Jufri juga menegaskan, ada dua surat perintah yang dikeluarkan Jaksa, dalam hal ini Kasi Pidana Khusus Herman Kondo. Pertama dikeluarkan 11 Oktober, dengan nomor : Print-622/Q.4.21/Fd/10/2016 dan 28 Oktober Nomor : Print-691/Q.4.21/Fd/10/2016. Sementara, Jaksa mengakui memulai penyidikan berdasarkan surat di 11 Oktober, namun semua dasar pemeriksaan terdakwa maupun pemberkasan berdasarkan surat di 28 Oktober.
“Kalau kita lihat, pengembalian uang Rp 319.286.825 ini dilakukan klien kami berdasarkan adanya surat dari Kepala Dinas Perkebunan Malinau, Lawing Libang pada 19 Oktober 2016, malah dipandang daluarsa pengembaliannya,” imbuhnya.
Dalam hal tersebut, menurut Jufri, pihak yang seharusnya dimintai pertanggungjawaban pidana adalah Kepala Dinas Perkebunan Kabupaten Malinau, Lawing Liban sebagai Kuasa Pengguna Anggaran (KPA) dan Kepala Inspektorat, Saparudin.

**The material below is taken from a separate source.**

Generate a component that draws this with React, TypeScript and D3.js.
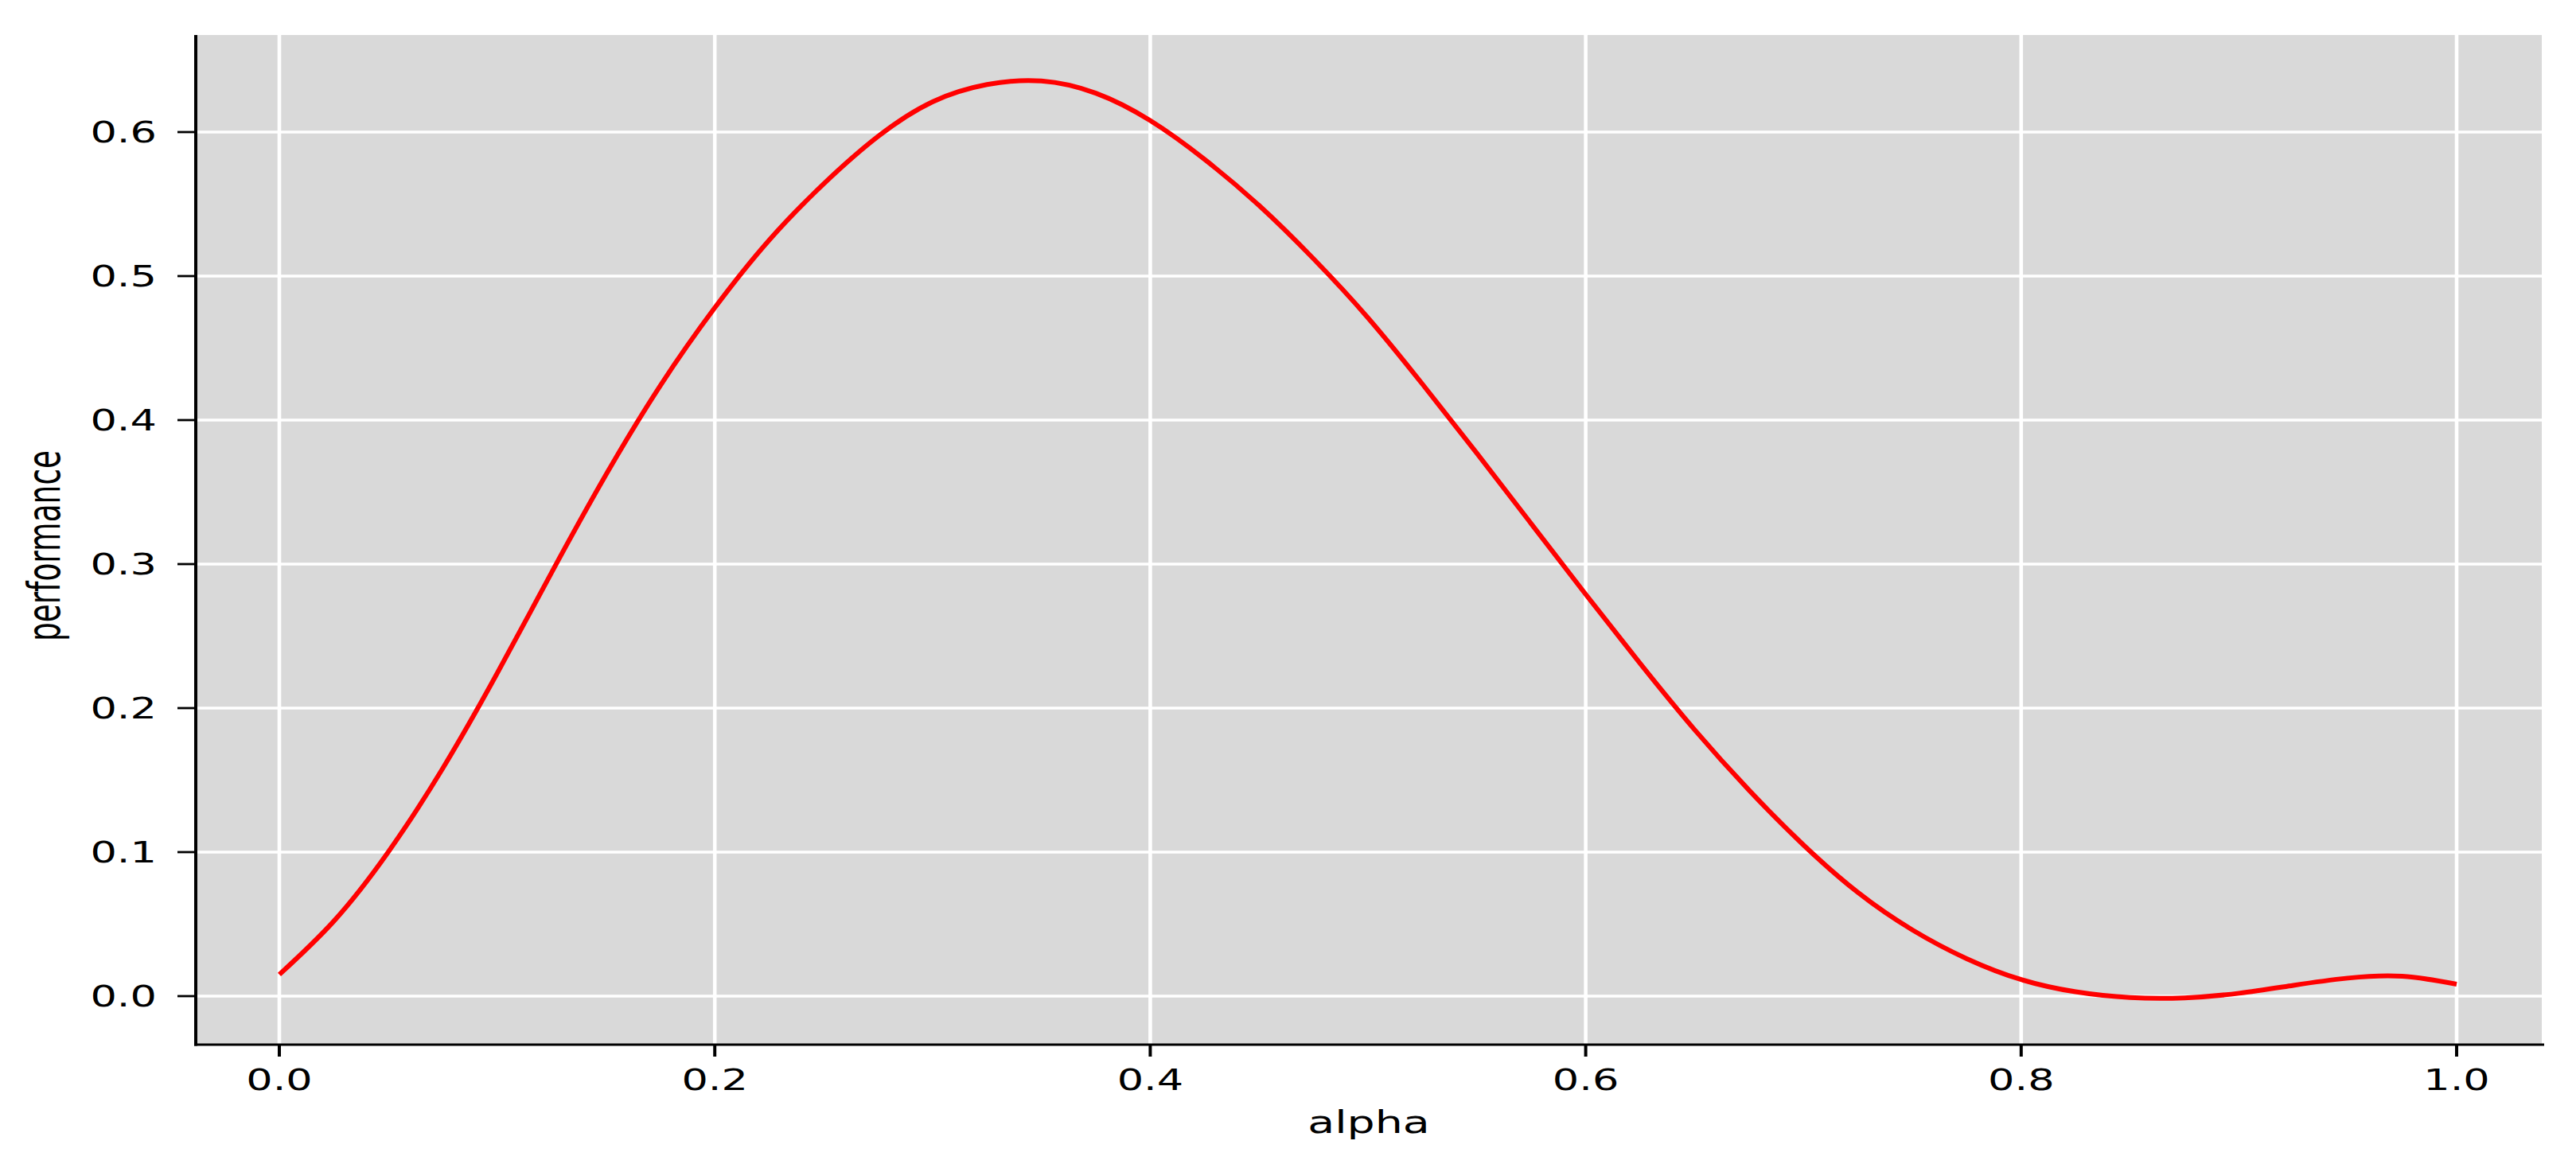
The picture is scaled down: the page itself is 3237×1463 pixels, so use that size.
import React from "react";
import * as d3 from "d3";

const alphaValues = [
  0.0, 0.025, 0.05, 0.075, 0.1, 0.125, 0.15, 0.175, 0.2, 0.225, 0.25, 0.275,
  0.3, 0.325, 0.35, 0.375, 0.4, 0.425, 0.45, 0.475, 0.5, 0.525, 0.55, 0.575,
  0.6, 0.625, 0.65, 0.675, 0.7, 0.725, 0.75, 0.775, 0.8, 0.825, 0.85, 0.875,
  0.9, 0.925, 0.95, 0.975, 1.0,
];
const performanceValues = [
  0.015, 0.052, 0.1, 0.158, 0.224, 0.294, 0.362, 0.424, 0.478, 0.525, 0.564,
  0.597, 0.621, 0.633, 0.6355, 0.627, 0.608, 0.581, 0.549, 0.512, 0.471, 0.425,
  0.377, 0.328, 0.279, 0.231, 0.185, 0.143, 0.105, 0.072, 0.046, 0.026, 0.0115,
  0.003, -0.001, -0.0012, 0.002, 0.0075, 0.0125, 0.0138, 0.0083,
];
const xTicks = [0.0, 0.2, 0.4, 0.6, 0.8, 1.0];
const yTicks = [0.0, 0.1, 0.2, 0.3, 0.4, 0.5, 0.6];
const xLabel = "alpha";
const yLabel = "performance";

const W = 3237;
const H = 1463;
const plotLeft = 246;
const plotRight = 3194;
const plotTop = 44;
const plotBottom = 1313;
const stretch = 1.42;
const font = "'DejaVu Sans', sans-serif";

export default function App() {
  const x = d3.scaleLinear().domain([0, 1]).range([351, 3087]);
  const y = d3.scaleLinear().domain([0, 0.6]).range([1252, 166]);
  const data = alphaValues.map((a, i) => [a, performanceValues[i]] as [number, number]);
  const line = d3
    .line<[number, number]>()
    .x((d) => x(d[0]))
    .y((d) => y(d[1]))
    .curve(d3.curveNatural);
  const fmt = d3.format(".1f");

  return (
    <svg
      width={W}
      height={H}
      style={{ position: "absolute", left: 0, top: 0, display: "block", background: "#fff" }}
    >
      <rect x={plotLeft} y={plotTop} width={plotRight - plotLeft} height={plotBottom - plotTop} fill="#d9d9d9" />
      {yTicks.map((t) => (
        <line key={"gy" + t} x1={plotLeft} x2={plotRight} y1={y(t)} y2={y(t)} stroke="#fff" strokeWidth={3.3} />
      ))}
      {xTicks.map((t) => (
        <line key={"gx" + t} x1={x(t)} x2={x(t)} y1={plotTop} y2={plotBottom} stroke="#fff" strokeWidth={4.6} />
      ))}
      <path d={line(data) || ""} fill="none" stroke="#ff0000" strokeWidth={6} strokeLinejoin="round" strokeLinecap="butt" />
      {/* spines */}
      <line x1={plotLeft} x2={plotLeft} y1={plotTop} y2={plotBottom + 1.5} stroke="#000" strokeWidth={4} />
      <line x1={plotLeft - 2} x2={plotRight + 3} y1={plotBottom} y2={plotBottom} stroke="#000" strokeWidth={3} />
      {/* y ticks */}
      {yTicks.map((t) => (
        <g key={"yt" + t}>
          <line x1={plotLeft - 23} x2={plotLeft} y1={y(t)} y2={y(t)} stroke="#000" strokeWidth={2.8} />
          <g transform={`translate(197, ${y(t)}) scale(${stretch},1)`}>
            <text x={0} y={0} dy="0.36em" textAnchor="end" fontFamily={font} fontSize={37} fill="#000">
              {fmt(t)}
            </text>
          </g>
        </g>
      ))}
      {/* x ticks */}
      {xTicks.map((t) => (
        <g key={"xt" + t}>
          <line x1={x(t)} x2={x(t)} y1={plotBottom} y2={plotBottom + 15} stroke="#000" strokeWidth={4} />
          <g transform={`translate(${x(t)}, 1370) scale(${stretch},1)`}>
            <text x={0} y={0} textAnchor="middle" fontFamily={font} fontSize={37} fill="#000">
              {fmt(t)}
            </text>
          </g>
        </g>
      ))}
      <g transform={`translate(${(plotLeft + plotRight) / 2}, 1424) scale(${stretch},1)`}>
        <text x={0} y={0} textAnchor="middle" fontFamily={font} fontSize={39} fill="#000">
          {xLabel}
        </text>
      </g>
      <g transform={`translate(75, 686) scale(1.5,1) rotate(-90)`}>
        <text x={0} y={0} textAnchor="middle" fontFamily={font} fontSize={37.5} fill="#000">
          {yLabel}
        </text>
      </g>
    </svg>
  );
}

Jufri juga menyebutkan, selain Kejaksaan Negeri Malinau juga menetapkan Pejabat Pelaksana Tekhnis Kegiatan (PPTK) Patriatno sebagai tersangka, selain Hansen Awang dan Andri Nauli.
Ketiganya didakwa bersama-sama meruba dokumen penawara, namun dalam pembelaanya, kuasa hukum ketiga terdakwa mengatakan dakwaan JPU mengada-ada dan mengarah ke tindakan kriminalisasi.
“Namun faktanya di persidangan sudah terungkap kalau Kepala Kepala Dinas Perkebunan berbohong. Tidak hanya itu, ia juga palsu, yang mengnatakan tidak mengetahui adanya perubahan dokumen penawaran untuk merubah pihak pensuplai bibit kelapa sawit, dari CV Unggul Sejahtera kepada CV Mutiara hijau,” ungkapnya
Namun, lanjut Jufri, di bukti surat No. 525/85/DP/II/2012, perihal penggantian bibit tertanggal 17 Februari ditandatangani oleh Kepala Dinas Perkebunan, Lawing Liban. Didalam surat tersebut, Kepala Dinas yang meminta agar Direktur CV Citra Prima Utama yang saat ini duduk di kursi pesakitan mengganti 1.285 bibit dari penangkar Mutiara Hijau sesuai hasil berita acara pemeriksaan bibit kelapa sawit berdasarkan surat perintah tugas No. 094/40/Disbun/II/2012, tanggal 15 Februari 2012.
“Dari surat itu sudah jelas dalam persidangan kalau Kepala Dinas Mengetahui dan juga mau adanya perubahan dalam dokumen penawaran untuk merubah pihak pensuplai kelapa sawit dari CV Unggul Sejahtera kepada CV Mutiawa Hijau,” ucapnya.
Sementara itu, dalam keterangan saksi ahli yaitu DR. Agussalim Andi Gadjong dalam persidangan menyebutkan bahwa jika ada kelalaian pejabat pengguna anggaran, KPA juga bertanggungjawab di SKPD masing-masing dan tidak bisa melepaskan diri.
“Jadi apakah dia bertanggungjawab secara administrasi atau secara moril, karena kejahatan itu tanggungjawab pidana, kata ahli pidana di persidangan. Sama halnya dengan Kepala Inspektorat, kan dia juga bertanggungjawab mengeluarkan dokumen verifikasi. Kalau tidak mana bisa dana cair,” sambung PH Andri Nauli dan Hansen lainnya, Alpian.
Alpian juga menegaskan pengadaan bibit kelapa sawit di Kabupaten Malinau ini terungkap setelah adanya dugaan laporan palsu dari Kasi Pidsus Kejaksaan Negeri Malinau, Herman Kondo Siriwa. Dan JPU juga disebut Alpian sudah melakukan tindakan rekayasa pembuktian tebang pilih yang mengarah pada suatu tindakan kriminalisasi terhadap kliennya.
“Kalau klien kami berkenan memberikan kuasa untuk mengajukan laporan pidana serta keberatan hukum, kami sebagai Penasehat Hukum menyatakan siap mengajukan,” tegasnya.
Untuk diketahui, dalam perkara dugaan korupsi pengadaan 49.200 bibit kelapa sawit dengan nilai Rp 1,8 miliar di Dinas Perkebunan Kabupaten Malinau ini, JPU menuntut ketiga terdakwa Direktur CV Citra Prima Utama, Hansen Awang dan wakilnya Andri Nauli dan Pejabat Pelaksana Tekhnis Kegiatan (PPTK) Patriatno, pidana 2 tahun penjara.